A teraz zobaczmy, co wysoka komisja napisała w „protokole konieczności” z 16 października 2023 roku:
„Komisja w składzie (…) potwierdza zasadność wykonania robót (…) w zakresie:
1) Demontaż starej konstrukcji dachu i montaż nowej konstrukcji stalowej dachu z pokryciem
2) Wykonanie regulacji studzienek pcv – kanalizacji sanitarnej
3) Wykonanie brakujących elementów odcinka przyłącza wodociągowego
4) Uzupełnienie instalacji odgromowej podziemnej
(…)
Wskazane w protokole roboty (…) spowodowały opóźnienie w realizacji inwestycji (…) dlatego zgodnie z zapisami umownymi § 14 ust 3 lit (…) d, g zasadne jest wydłużenie terminu umownego do dnia 13.12.2023r. (…) Na wykonanie przedmiotowych robót zostanie podpisany z Wykonawcą Aneks do Umowy”.
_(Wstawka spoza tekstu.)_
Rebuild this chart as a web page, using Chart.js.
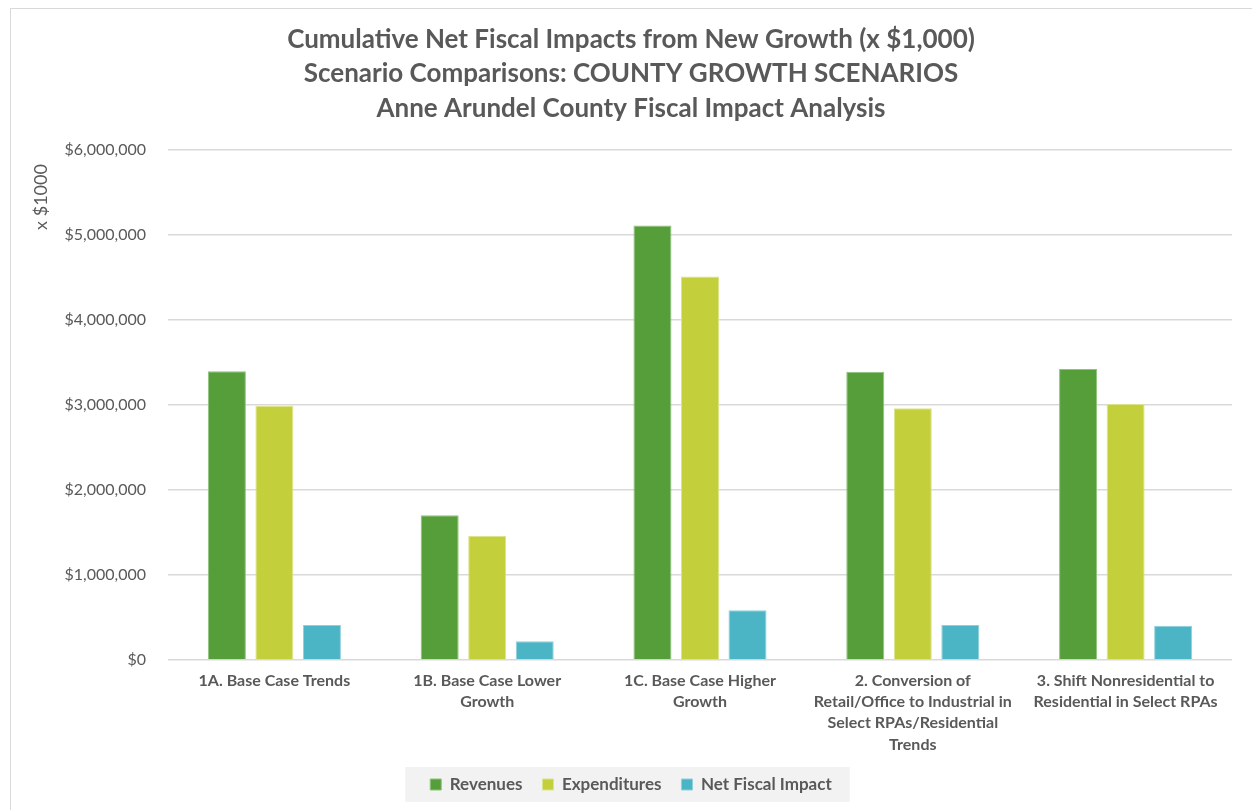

Trzeba powiedzieć, że wysoka komisja ma poczucie humoru. Roboty wymienione w tych czterech punktach w „protokole konieczności” odpowiadają robotom wymienionym w czterech punktach w art. 1 ust. 6 w umowie nr RIiGK.272.4.2023 z 29 maja (w przypadku punktu pierwszego w sensie ścisłym, w przypadku pozostałych trzech – w dużej części) i są częścią przedmiotu zamówienia powiązanego z terminem jego realizacji ustalonym na 15 listopada 2023 roku. To, że te roboty wykonywano nie może być podstawą do przesuwania terminu realizacji całego przedmiotu zamówienia. Wykonywanie tych robót nie spowodowało „opóźnienia w realizacji inwestycji”, „opóźnienie”, a raczej niedotrzymanie terminu 15 listopada 2023 roku, nie jest skutkiem zmian w rzeczowym zakresie robót budowlanych (roboty wymienione w tych czterech punktach zostały zamówione w umowie – i zostały wykonane), ten termin nie został dotrzymany z innego, bardzo prostego powodu: został wzięty z czapy, od samego początku był terminem nierealnym.